Among the troubling incidents Sharlet details is an Easter Sunday raid on Iraqi insurgents in 2004. Special Forces Officers, inspired by a showing of Hollywood actor Mel Gibson's The Passion of the Christ, wrote the words "Jesus Killed Mohammed" in Arabic on their Bradley Fighting Vehicle and shouted the saying in both English and Arabic to entice Muslim soldiers into the open before embarking on an attack to put down the insurgency.

Another example is a speech given by Army Lieutenant Colonel Greg Metzgar before the Officers Christian Fellowship - a group with 15,000 active members at 80 percent of military bases - in which he stressed: "Christian soldiers must always consider themselves behind enemy lines, even within the ranks, because every unsaved member of the military is a potential agent of `spiritual terrorism.'"

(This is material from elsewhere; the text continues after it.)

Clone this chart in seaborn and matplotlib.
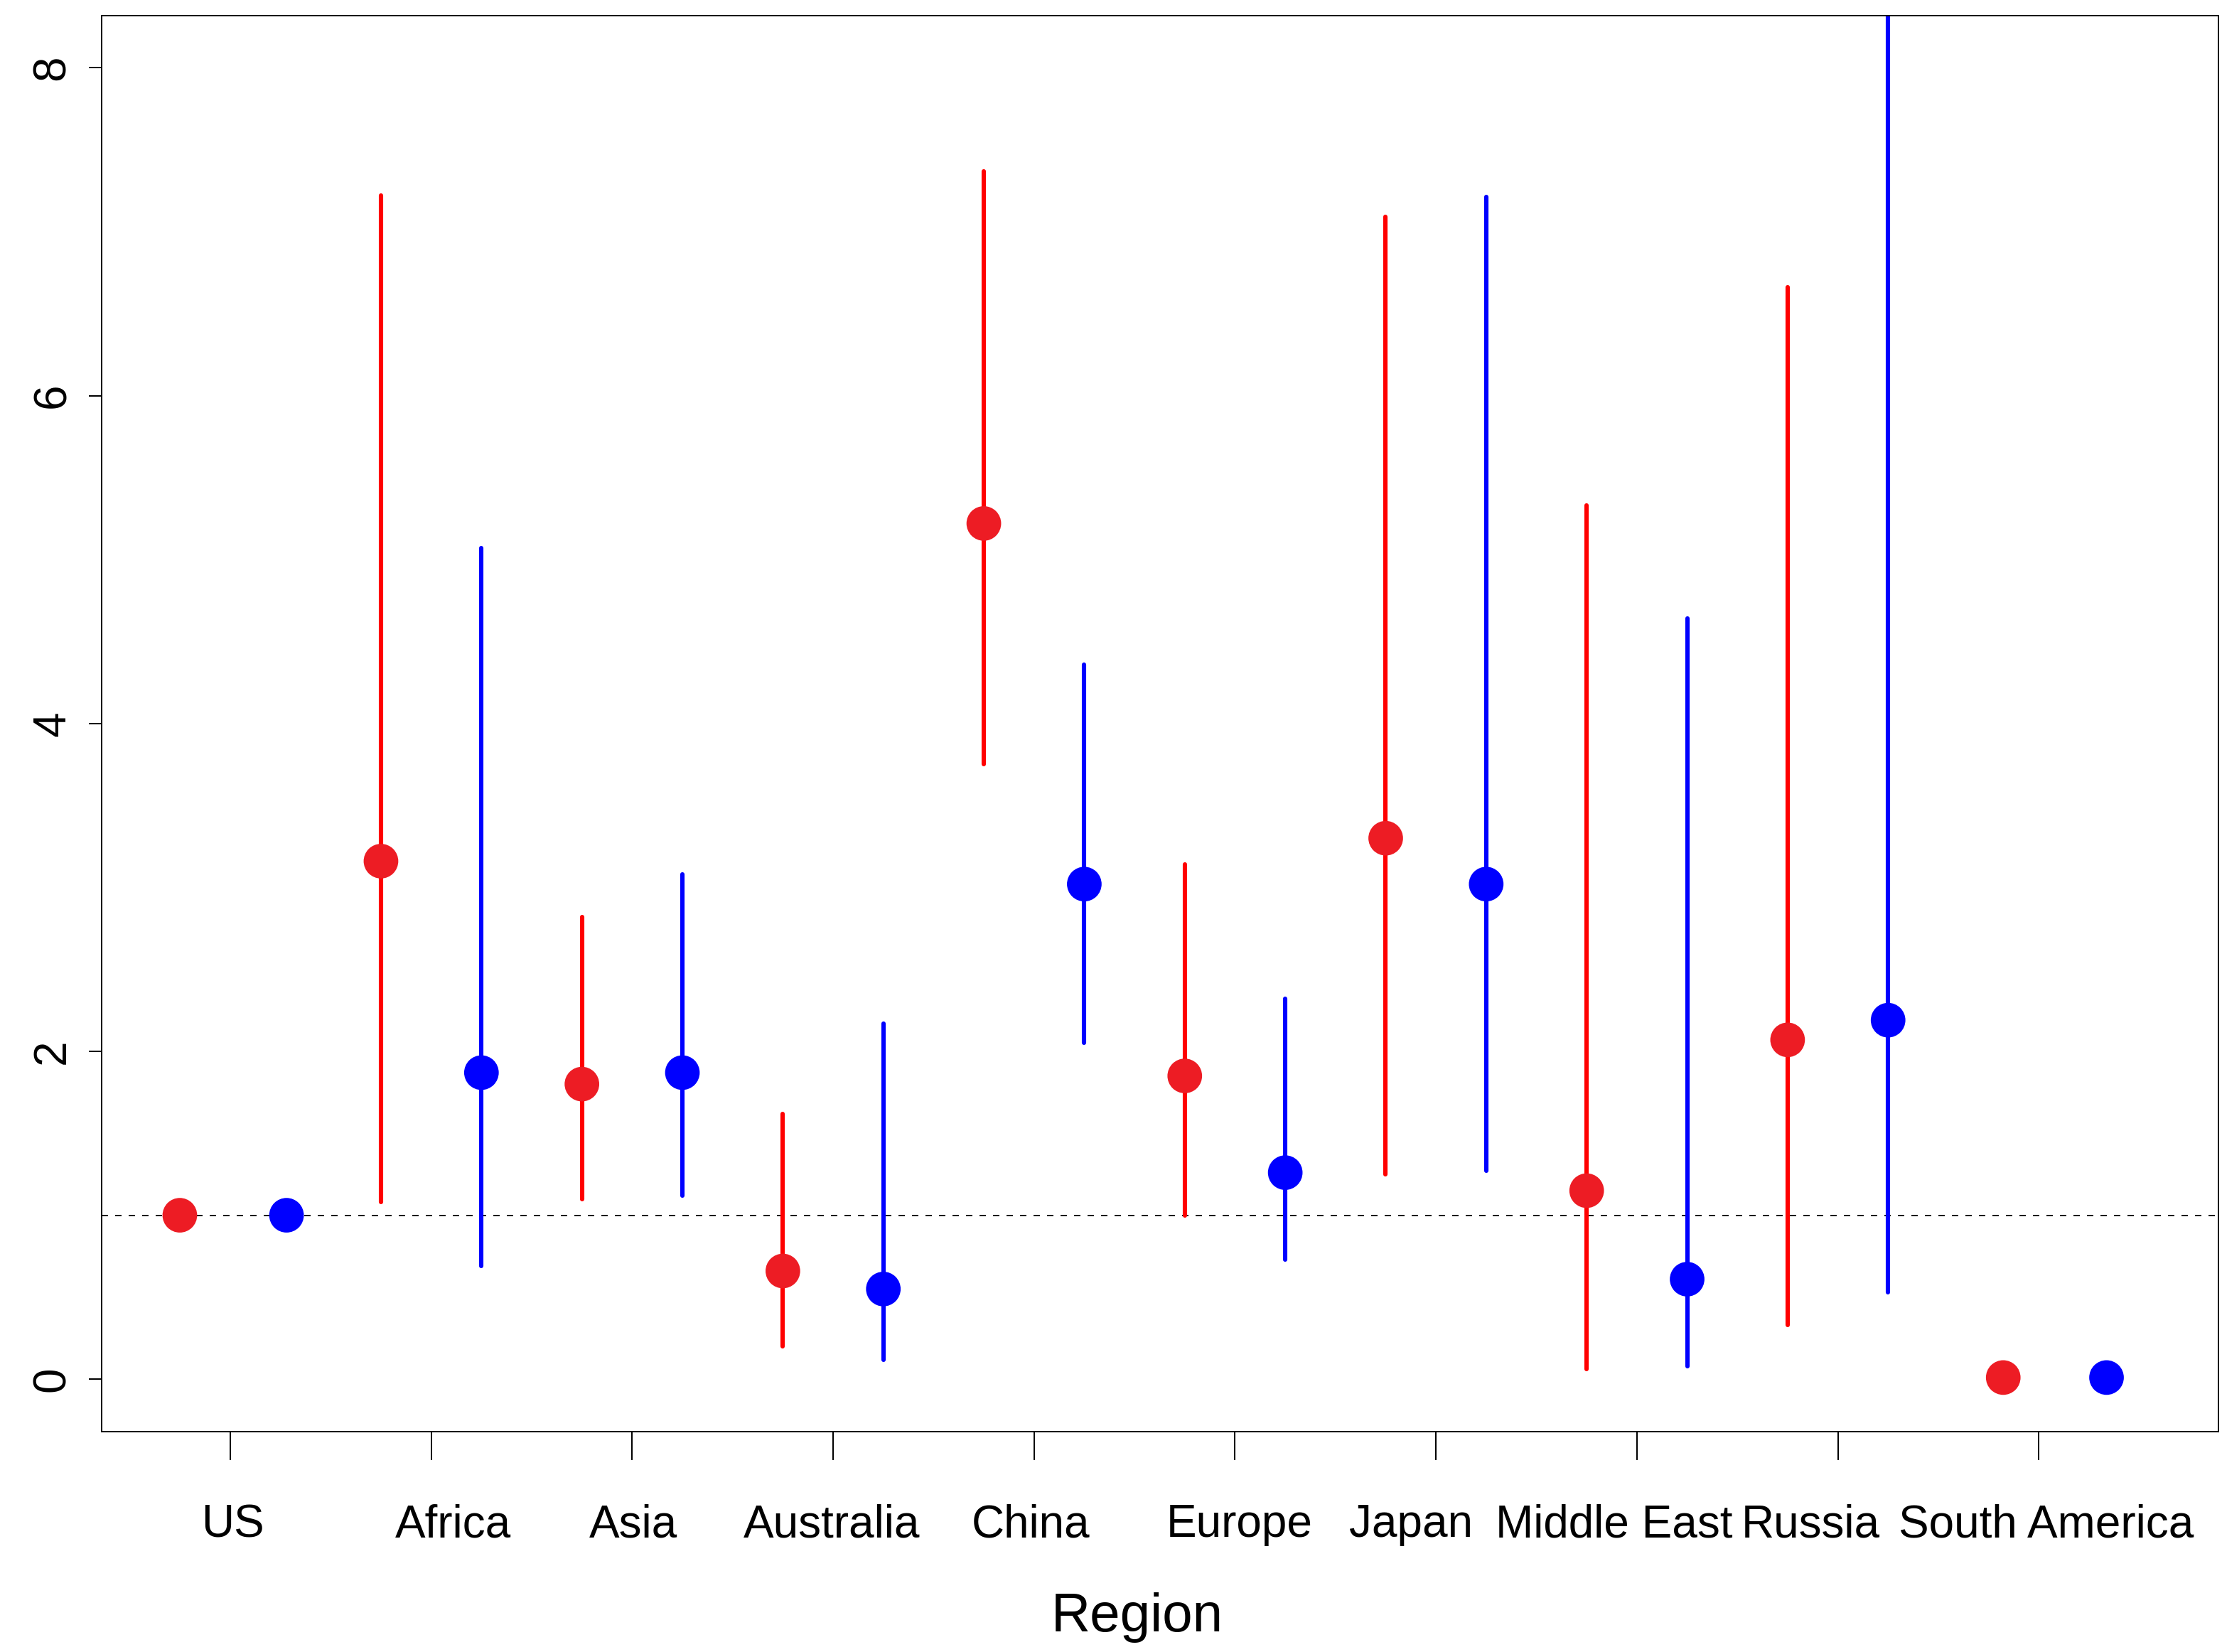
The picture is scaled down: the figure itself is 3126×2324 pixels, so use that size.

Sharlet writes that the evangelical transformation of the military which began during the Cold War has accelerated, making the United States one of the most religious nations in the world. “We are also among the most religiously diverse, but as the number of Muslims, Buddhists, Hindus, Sikhs, and adherents of hundreds of other traditions has grown, American evangelicalism has entrenched, tightening its hold on the institutions that conservative evangelicals consider most American—that is, Christian.”

Sharlet does not show optimism for change, pointing out that some of those expected to face reckoning under the new Democratic administration remain in place or are in line for promotion. In addition to keeping on Robert Gates as defense secretary; President Obama has retained the Bush administration’s secretary of the Army, Pete Geren. Apart from being a star of the Christian Embassy video, Geren, in commencement remarks at West Point last year, characterized America’s wars in Iraq and Afghanistan as struggles for religious freedom against the “darkness and oppression” of radical Islam—and also appointed as his national security adviser the retired Marine general James Jones, a regular on the prayer breakfast circuit.

“Nobody believes the new president shares Bush’s religious sentiments,” Sharlet writes, “but clearly he is willing to shave constitutional protections in exchange for evangelical peace. The new president appears to have adopted a hands-off approach not just to religion in the military but to the very relationship between church and state.”